Appeal from the United States District Court
for the District of Arizona
Neil V. Wake, District Judge, Presiding
Argued and Submitted November 14, 2016
San Francisco, California
Filed January 6, 2017
2 BYRD V. MARICOPA CTY. BOARD OF SUPERVISORS
Before: Stephen Reinhardt and John B. Owens, Circuit
Judges, and Salvador Mendoza, Jr.,* District Judge.
Opinion by Judge Owens
SUMMARY **
Prisoner Civil Rights
The panel reversed the district court’s sua sponte
dismissal under 28 U.S.C. § 1915A, and remanded in an
action brought under 42 U.S.C. § 1983 challenging
defendants Maricopa County Sheriff’s Department,
Maricopa County Board of Supervisors, and Sheriff Joe
Arpaio’s alleged policy of allowing female guards to observe
daily, from four to five feet away, male pretrial detainees
showering and using the bathroom.
The panel held that even if plaintiff was a convicted
prisoner rather than a pretrial detainee, his allegations
survived a section 1915A dismissal. The panel held that
assuming that the female guards could view male pretrial
detainees while showering and using the toilet frequently
and up close, the scope and manner of the intrusions were
far broader than those this court previously has approved.
*
The Honorable Salvador Mendoza, Jr., United States District
Judge for the Eastern District of Washington, sitting by designation.
**
This summary constitutes no part of the opinion of the court. It
has been prepared by court staff for the convenience of the reader.
BYRD V. MARICOPA CTY. BOARD OF SUPERVISORS 3
The panel stated that it may be that the prison’s up close
and personal policy of female guards observing male pretrial
detainees was necessary to ensure security and provide equal
work opportunities in the prison. But such considerations
and their legal effect were just conjecture at this point. And
conjecture was not enough to dismiss a complaint under
section 1915A. The panel held that defendants should
respond to plaintiff’s lawsuit.
COUNSEL
Helen Andrews and Cory Batza (argued), Certified Law
Students; Jeremy B. Rosen, Supervising Attorney, and Mark
A. Kressel, Horvitz & Levy LLP, Burbank, California; for
Plaintiffs-Appellants.
Joseph J. Branco (argued), Anne C. Longo, and Thomas P.
Liddy, Deputy County Attorneys; William G. Montgomery,
County Attorney; Civil Services Division, Maricopa County
Attorney’s Office, Phoenix, Arizona; for Defendants-
Appellees.
OPINION
OWENS, Circuit Judge:
Charles Edward Byrd, an Arizona state prisoner and
former pretrial detainee, appeals from the district court’s sua
sponte dismissal under 28 U.S.C. § 1915A of his 42 U.S.C.
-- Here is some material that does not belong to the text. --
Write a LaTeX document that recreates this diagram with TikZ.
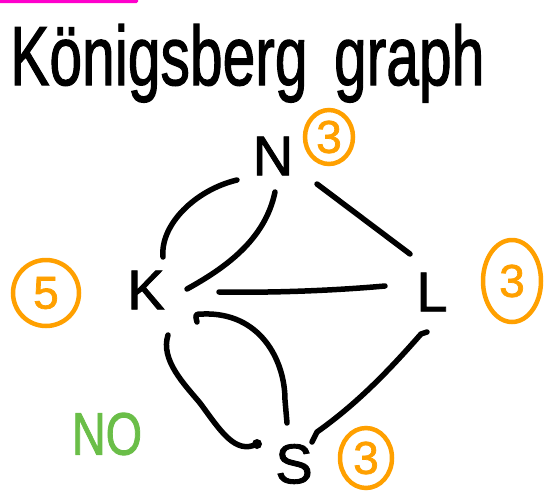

§ 1983 action challenging defendants Maricopa County
Sheriff’s Department, Maricopa County Board of
4 BYRD V. MARICOPA CTY. BOARD OF SUPERVISORS
Supervisors, and Sheriff Joe Arpaio’s alleged policy of
allowing female guards to observe daily, from four to five
feet away, male pretrial detainees showering and using the
bathroom. The district court dismissed Byrd’s pro se
complaint without requiring a response because it thought
that Ninth Circuit precedent foreclosed his claims. This was
incorrect. Because the district court should have required
defendants to file an answer to Byrd’s complaint, rather than
immediately dismissing it under section 1915A, we reverse
and remand for further proceedings.
I. Background
This is not the first time Byrd has challenged defendants’
policies for pretrial detainees. See Byrd v. Maricopa Cty.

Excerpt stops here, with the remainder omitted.